### [TASK TO CARRY OUT]
Can you output, word for word, the lines between the one holding "Write a web" and the one holding "Serif', 'Times New", inclusive, leaving out any pictures?

### [DATA EXCERPTS]
· · ·

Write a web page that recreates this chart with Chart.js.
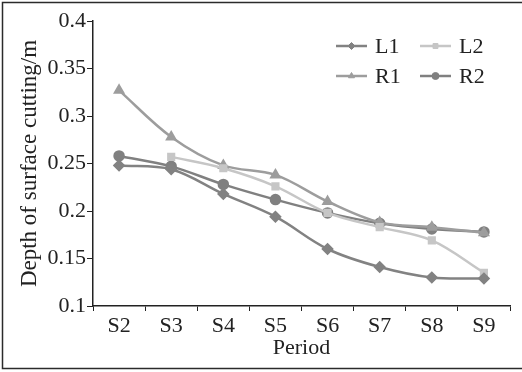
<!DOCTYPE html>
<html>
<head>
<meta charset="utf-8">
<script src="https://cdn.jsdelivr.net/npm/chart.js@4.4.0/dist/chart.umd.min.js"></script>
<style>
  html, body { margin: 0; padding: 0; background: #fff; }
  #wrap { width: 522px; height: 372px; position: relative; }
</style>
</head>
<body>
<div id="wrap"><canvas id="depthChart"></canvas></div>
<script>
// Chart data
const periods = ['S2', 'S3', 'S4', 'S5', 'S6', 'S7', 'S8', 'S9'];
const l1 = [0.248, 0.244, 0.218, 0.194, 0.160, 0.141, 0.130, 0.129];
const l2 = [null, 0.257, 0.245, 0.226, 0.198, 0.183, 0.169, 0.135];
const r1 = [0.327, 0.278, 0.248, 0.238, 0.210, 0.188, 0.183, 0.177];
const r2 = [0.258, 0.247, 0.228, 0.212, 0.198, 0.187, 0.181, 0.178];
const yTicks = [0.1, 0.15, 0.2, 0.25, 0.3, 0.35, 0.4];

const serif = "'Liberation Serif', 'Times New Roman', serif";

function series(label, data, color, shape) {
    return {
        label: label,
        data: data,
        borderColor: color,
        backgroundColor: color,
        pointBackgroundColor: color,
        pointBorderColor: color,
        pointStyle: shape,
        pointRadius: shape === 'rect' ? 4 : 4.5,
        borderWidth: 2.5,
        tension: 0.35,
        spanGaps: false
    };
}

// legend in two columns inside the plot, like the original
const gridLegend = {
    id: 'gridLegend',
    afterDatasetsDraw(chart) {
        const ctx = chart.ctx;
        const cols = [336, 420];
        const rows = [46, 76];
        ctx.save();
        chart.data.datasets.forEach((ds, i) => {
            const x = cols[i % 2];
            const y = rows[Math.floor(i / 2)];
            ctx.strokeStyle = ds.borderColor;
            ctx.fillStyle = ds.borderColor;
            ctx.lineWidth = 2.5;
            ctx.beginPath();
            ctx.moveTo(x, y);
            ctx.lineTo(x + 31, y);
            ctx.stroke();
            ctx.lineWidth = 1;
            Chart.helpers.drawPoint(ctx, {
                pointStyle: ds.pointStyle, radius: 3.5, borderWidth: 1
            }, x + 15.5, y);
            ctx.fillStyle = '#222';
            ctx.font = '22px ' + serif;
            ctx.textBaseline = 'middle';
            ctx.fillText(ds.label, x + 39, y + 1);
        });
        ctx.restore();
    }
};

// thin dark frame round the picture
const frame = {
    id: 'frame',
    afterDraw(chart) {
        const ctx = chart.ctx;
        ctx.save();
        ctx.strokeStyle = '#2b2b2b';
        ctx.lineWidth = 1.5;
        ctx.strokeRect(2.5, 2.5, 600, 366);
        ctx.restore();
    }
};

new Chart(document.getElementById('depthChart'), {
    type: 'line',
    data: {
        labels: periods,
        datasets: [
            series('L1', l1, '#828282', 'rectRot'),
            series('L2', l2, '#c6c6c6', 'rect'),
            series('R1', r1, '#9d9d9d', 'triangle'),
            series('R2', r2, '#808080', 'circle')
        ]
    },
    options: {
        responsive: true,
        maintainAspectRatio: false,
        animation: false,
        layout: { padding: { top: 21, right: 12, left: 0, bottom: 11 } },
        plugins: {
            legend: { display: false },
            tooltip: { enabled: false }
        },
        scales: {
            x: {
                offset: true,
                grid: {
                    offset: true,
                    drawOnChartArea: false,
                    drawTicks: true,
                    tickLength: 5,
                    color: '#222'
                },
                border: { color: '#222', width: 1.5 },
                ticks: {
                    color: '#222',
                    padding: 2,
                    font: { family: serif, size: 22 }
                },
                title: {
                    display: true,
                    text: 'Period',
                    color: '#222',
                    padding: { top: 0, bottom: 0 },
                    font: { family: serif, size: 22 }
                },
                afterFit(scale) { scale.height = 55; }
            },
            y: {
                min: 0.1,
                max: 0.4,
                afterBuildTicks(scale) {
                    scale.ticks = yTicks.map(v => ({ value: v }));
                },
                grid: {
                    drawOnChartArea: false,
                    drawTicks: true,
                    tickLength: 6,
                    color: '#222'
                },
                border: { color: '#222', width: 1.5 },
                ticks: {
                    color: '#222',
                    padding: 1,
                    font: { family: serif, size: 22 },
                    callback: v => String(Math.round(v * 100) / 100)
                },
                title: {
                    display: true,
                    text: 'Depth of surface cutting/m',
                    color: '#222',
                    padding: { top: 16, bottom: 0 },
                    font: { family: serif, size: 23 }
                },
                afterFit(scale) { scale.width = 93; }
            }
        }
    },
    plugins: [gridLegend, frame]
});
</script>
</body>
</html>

· · ·

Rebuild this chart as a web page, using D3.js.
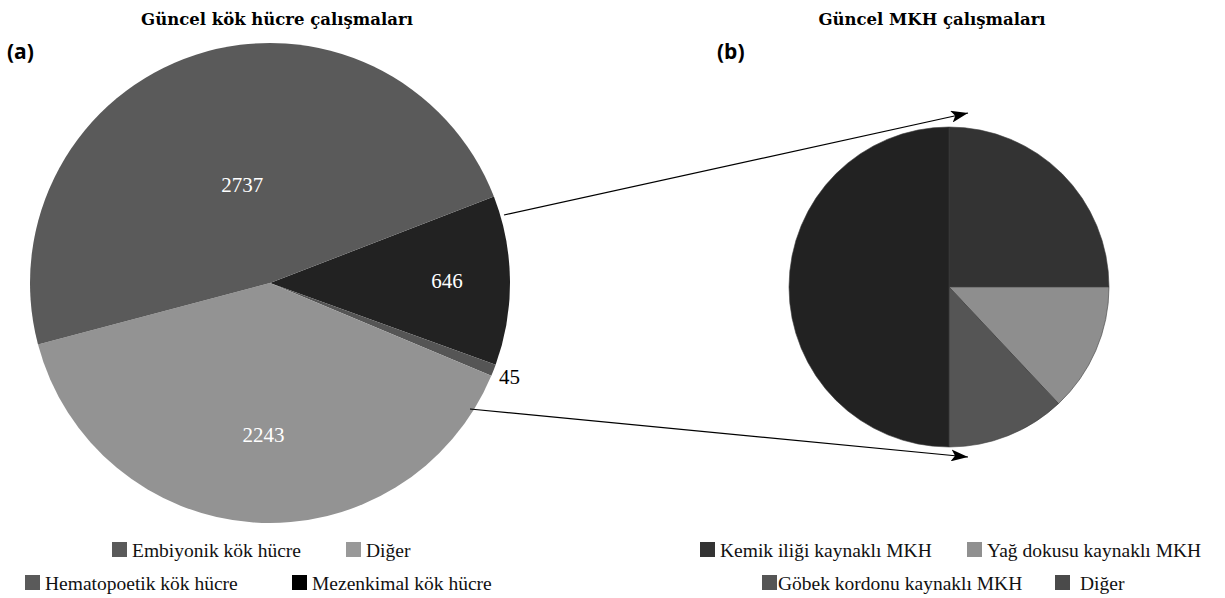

· · ·

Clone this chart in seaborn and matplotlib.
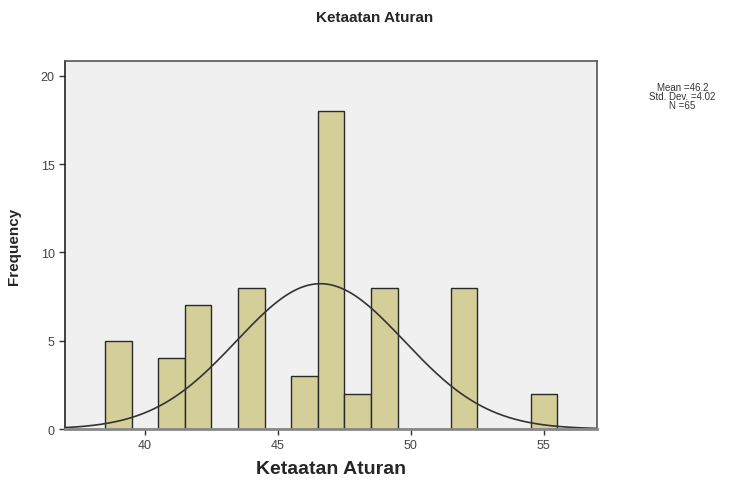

· · ·

### [WRITTEN ANSWER]
Write a web page that recreates this chart with Chart.js.
<!DOCTYPE html>
<html>
<head>
<meta charset="utf-8">
<script src="https://cdn.jsdelivr.net/npm/chart.js@4.4.0/dist/chart.umd.min.js"></script>
<style>
  html, body { margin: 0; padding: 0; background: #fff; }
  #wrap { width: 522px; height: 372px; position: relative; }
</style>
</head>
<body>
<div id="wrap"><canvas id="depthChart"></canvas></div>
<script>
// Chart data
const periods = ['S2', 'S3', 'S4', 'S5', 'S6', 'S7', 'S8', 'S9'];
const l1 = [0.248, 0.244, 0.218, 0.194, 0.160, 0.141, 0.130, 0.129];
const l2 = [null, 0.257, 0.245, 0.226, 0.198, 0.183, 0.169, 0.135];
const r1 = [0.327, 0.278, 0.248, 0.238, 0.210, 0.188, 0.183, 0.177];
const r2 = [0.258, 0.247, 0.228, 0.212, 0.198, 0.187, 0.181, 0.178];
const yTicks = [0.1, 0.15, 0.2, 0.25, 0.3, 0.35, 0.4];

const serif = "'Liberation Serif', 'Times New Roman', serif";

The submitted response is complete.